Moldovan President Maia Sandu’s Party of Action and Solidarity (PAS) got 52.74% of votes in the country’s snap parliamentary elections on July 11, with 99.95% of ballots counted.
The majority will allow Sandu and her party to pursue their reformist policies in spite of opposition from their main rival, the Electoral Bloc of Communists and Socialists (BeCS) led by Kremlin-backed former President Igor Dodon.
BeCS got the second-largest share of votes — 27.22%, the party’s weakest showing in contemporary Moldovan history. The Sor Party took third place with 5.75% of the vote.
The Renato Usatii Electoral Bloc (BERU) and the Dignity and Honesty Platform (DA) got less than 5% of the vote.
After casting her vote, Sandu told reporters she will discuss the formation of a new government once the election results are recognized, saying she “voted for an honest parliament to work with, for a parliament that will appoint honest people, competent people.”

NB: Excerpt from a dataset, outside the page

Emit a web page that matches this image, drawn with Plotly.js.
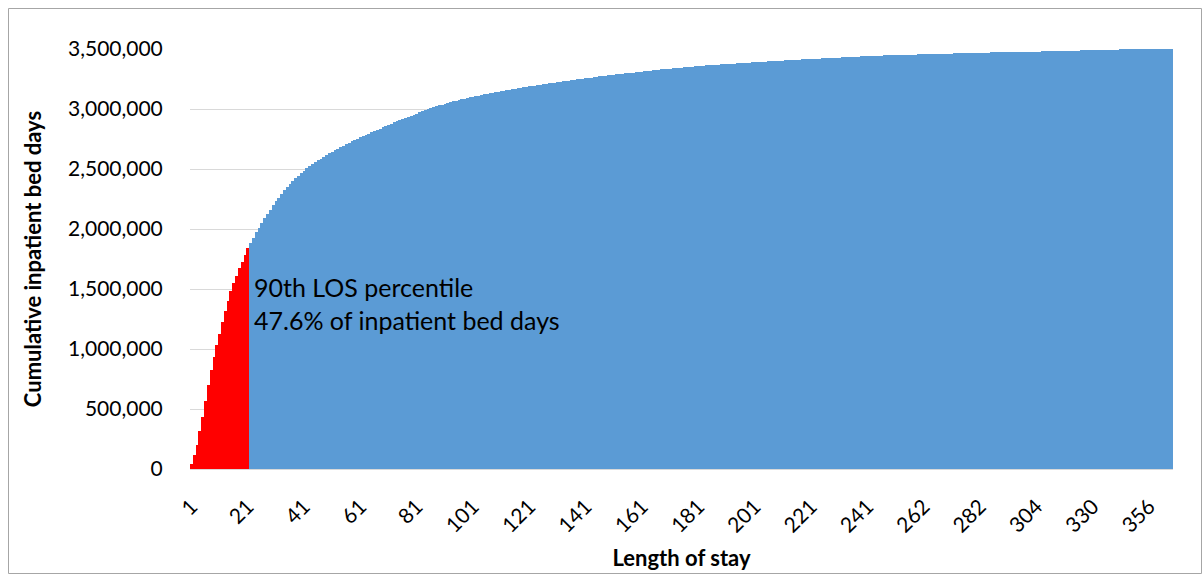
<!DOCTYPE html>
<html>
<head>
<meta charset="utf-8">
<script src="https://cdn.plot.ly/plotly-3.0.1.min.js"></script>
<style>
html,body{margin:0;padding:0;background:#fff;}
#chart{width:1203px;height:575px;}
</style>
</head>
<body>
<div id="chart"></div>
<script>
// Length of stay categories (days) as shown on the category axis
var losCategories = [
1,2,3,4,5,6,7,8,9,10,11,12,13,14,15,16,17,18,19,20,
21,22,23,24,25,26,27,28,29,30,31,32,33,34,35,36,37,38,39,40,
41,42,43,44,45,46,47,48,49,50,51,52,53,54,55,56,57,58,59,60,
61,62,63,64,65,66,67,68,69,70,71,72,73,74,75,76,77,78,79,80,
81,82,83,84,85,86,87,88,89,90,91,92,93,94,95,96,97,98,99,100,
101,102,103,104,105,106,107,108,109,110,111,112,113,114,115,116,117,118,119,120,
121,122,123,124,125,126,127,128,129,130,131,132,133,134,135,136,137,138,139,140,
141,142,143,144,145,146,147,148,149,150,151,152,153,154,155,156,157,158,159,160,
161,162,163,164,165,166,167,168,169,170,171,172,173,174,175,176,177,178,179,180,
181,182,183,184,185,186,187,188,189,190,191,192,193,194,195,196,197,198,199,200,
201,202,203,204,205,206,207,208,209,210,211,212,213,214,215,216,217,218,219,220,
221,222,223,224,225,226,227,228,229,230,231,232,233,234,235,236,237,238,239,240,
241,242,243,244,245,246,247,248,249,250,251,252,253,254,256,257,258,259,260,261,
262,263,264,265,266,267,268,269,270,271,272,273,274,275,276,277,278,279,280,281,
282,283,284,285,286,287,288,289,290,292,293,294,295,296,297,298,300,301,302,303,
304,305,306,307,308,310,311,312,314,315,317,318,320,321,322,324,325,327,328,329,
330,331,332,333,335,336,337,339,340,342,343,344,346,347,349,350,351,353,354,355,
356,357,358,360,361,362,363,364,365
];

// Cumulative inpatient bed days for each length-of-stay category
var cumulativeBedDays = [
45000,114000,203000,314000,434000,565000,698000,823000,934000,1032000,
1129000,1226000,1315000,1399000,1482000,1551000,1607000,1671000,1726000,1782000,
1838000,1885000,1929000,1971000,2011000,2050000,2088000,2125000,2161000,2196000,
2230000,2262000,2292000,2321000,2349000,2375000,2400000,2423000,2445000,2466000,
2486000,2505000,2523000,2540000,2556000,2572000,2587000,2602000,2616000,2630000,
2644000,2657000,2670000,2683000,2695000,2707000,2719000,2730000,2741000,2752000,
2763000,2774000,2785000,2795000,2806000,2816000,2827000,2837000,2847000,2858000,
2868000,2878000,2888000,2898000,2907000,2917000,2926000,2935000,2944000,2953000,
2962000,2971000,2980000,2989000,2998000,3007000,3015000,3023000,3030000,3037000,
3044000,3051000,3058000,3064000,3070000,3076000,3081000,3087000,3092000,3097000,
3102000,3107000,3112000,3117000,3122000,3127000,3131000,3136000,3140000,3145000,
3149000,3153000,3157000,3161000,3165000,3168000,3172000,3176000,3180000,3184000,
3188000,3191000,3195000,3199000,3202000,3206000,3210000,3213000,3217000,3220000,
3224000,3227000,3230000,3234000,3237000,3240000,3243000,3247000,3250000,3253000,
3256000,3259000,3262000,3265000,3268000,3271000,3274000,3277000,3280000,3282000,
3285000,3288000,3290000,3293000,3296000,3298000,3301000,3303000,3306000,3309000,
3311000,3314000,3316000,3319000,3322000,3324000,3327000,3330000,3332000,3335000,
3337000,3339000,3341000,3343000,3345000,3347000,3349000,3352000,3354000,3356000,
3358000,3360000,3362000,3363000,3365000,3366000,3368000,3370000,3371000,3373000,
3374000,3376000,3377000,3379000,3380000,3382000,3383000,3385000,3386000,3388000,
3389000,3391000,3392000,3394000,3395000,3397000,3398000,3399000,3401000,3402000,
3403000,3405000,3406000,3407000,3409000,3410000,3411000,3413000,3414000,3415000,
3416000,3418000,3419000,3420000,3421000,3423000,3424000,3425000,3426000,3428000,
3429000,3430000,3431000,3432000,3433000,3435000,3436000,3437000,3438000,3439000,
3441000,3442000,3443000,3443000,3444000,3445000,3446000,3447000,3448000,3448000,
3449000,3450000,3451000,3452000,3452000,3453000,3454000,3454000,3455000,3456000,
3456000,3457000,3458000,3458000,3459000,3460000,3460000,3461000,3461000,3462000,
3462000,3463000,3464000,3464000,3465000,3465000,3466000,3467000,3467000,3468000,
3468000,3469000,3469000,3470000,3471000,3471000,3472000,3472000,3473000,3473000,
3474000,3474000,3475000,3475000,3476000,3476000,3477000,3477000,3478000,3478000,
3479000,3479000,3480000,3480000,3481000,3481000,3482000,3483000,3483000,3484000,
3484000,3485000,3486000,3486000,3487000,3487000,3488000,3489000,3489000,3490000,
3490000,3491000,3491000,3492000,3493000,3493000,3494000,3494000,3495000,3495000,
3496000,3496000,3497000,3497000,3498000,3498000,3499000,3499000,3500000,3501000,
3501000,3502000,3503000,3503000,3504000,3504000,3505000,3505000,3506000
];

// Categories up to and including the 90th LOS percentile (highlighted)
var percentileLOS = 21;

// Tick labels shown on the x axis
var xTickLabels = ['1','21','41','61','81','101','121','141','161','181','201','221','241','262','282','304','330','356'];

var annotationLines = ['90th LOS percentile', '47.6% of inpatient bed days'];

var xCats = losCategories.map(String);
var barColors = losCategories.map(function (c) { return c <= percentileLOS ? '#FF0000' : '#5B9BD5'; });

var trace = {
  type: 'bar',
  x: xCats,
  y: cumulativeBedDays,
  marker: { color: barColors, line: { width: 0 } },
  hoverinfo: 'x+y'
};

var W = 1203, H = 575;
var mL = 190, mR = 30, mT = 49, mB = 106;
var pw = W - mL - mR, ph = H - mT - mB;
function px(x) { return (x - mL) / pw; }
function py(y) { return (H - mB - y) / ph; }

var layout = {
  width: W, height: H,
  margin: { l: mL, r: mR, t: mT, b: mB, pad: 0 },
  paper_bgcolor: '#ffffff',
  plot_bgcolor: '#ffffff',
  font: { family: 'Lato, "Open Sans", sans-serif', size: 20, color: '#000000' },
  bargap: 0,
  showlegend: false,
  xaxis: {
    type: 'category',
    categoryorder: 'array',
    categoryarray: xCats,
    tickmode: 'array',
    tickvals: xTickLabels,
    ticktext: xTickLabels,
    tickangle: -45,
    ticks: 'outside',
    ticklen: 16,
    tickcolor: 'rgba(0,0,0,0)',
    tickfont: { size: 21, color: '#000000' },
    showgrid: false,
    showline: true,
    linecolor: '#D9D9D9',
    linewidth: 1,
    automargin: false,
    title: { text: '<b>Length of stay</b>', font: { size: 22, color: '#000000' }, standoff: 14 }
  },
  yaxis: {
    range: [0, 3500000],
    tick0: 0,
    dtick: 500000,
    tickformat: ',d',
    ticks: 'outside',
    ticklen: 22,
    tickcolor: 'rgba(0,0,0,0)',
    tickfont: { size: 21, color: '#000000' },
    showgrid: true,
    gridcolor: '#D9D9D9',
    gridwidth: 1,
    zeroline: false,
    automargin: false,
    title: { text: '<b>Cumulative inpatient bed days</b>', font: { size: 22, color: '#000000' }, standoff: 20 }
  },
  annotations: [{
    xref: 'paper', yref: 'paper',
    x: px(252), y: py(303),
    xanchor: 'left', yanchor: 'middle',
    align: 'left',
    showarrow: false,
    text: annotationLines.join('<br>'),
    font: { size: 25, color: '#000000' }
  }],
  shapes: [{
    type: 'rect', xref: 'paper', yref: 'paper',
    x0: px(8.5), x1: px(1201.5), y0: py(573.5), y1: py(8.5),
    line: { color: '#A6A6A6', width: 1 },
    fillcolor: 'rgba(0,0,0,0)',
    layer: 'above'
  }]
};

Plotly.newPlot('chart', [trace], layout, { displayModeBar: false, staticPlot: true });
</script>
</body>
</html>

Seeking to relaunch bilateral relations, Sandu visited Ukraine in January 2021, just two weeks after taking office, making it her first foreign trip as president.
Under her predecessor Dodon, bilateral relations between Ukraine and Moldova stalled due to Dodon’s support for Russia’s annexation of Crimea on his 2016 campaign trail.
After four years without official meetings between the countries’ leaders, Sandu’s support for Ukraine’s territorial integrity and sovereignty has signaled a thaw between the two countries.
Both Ukraine and Moldova have territories illegally occupied by Russia — Transnistria has been occupied since 1992 and Crimea and parts of Donbas since 2014.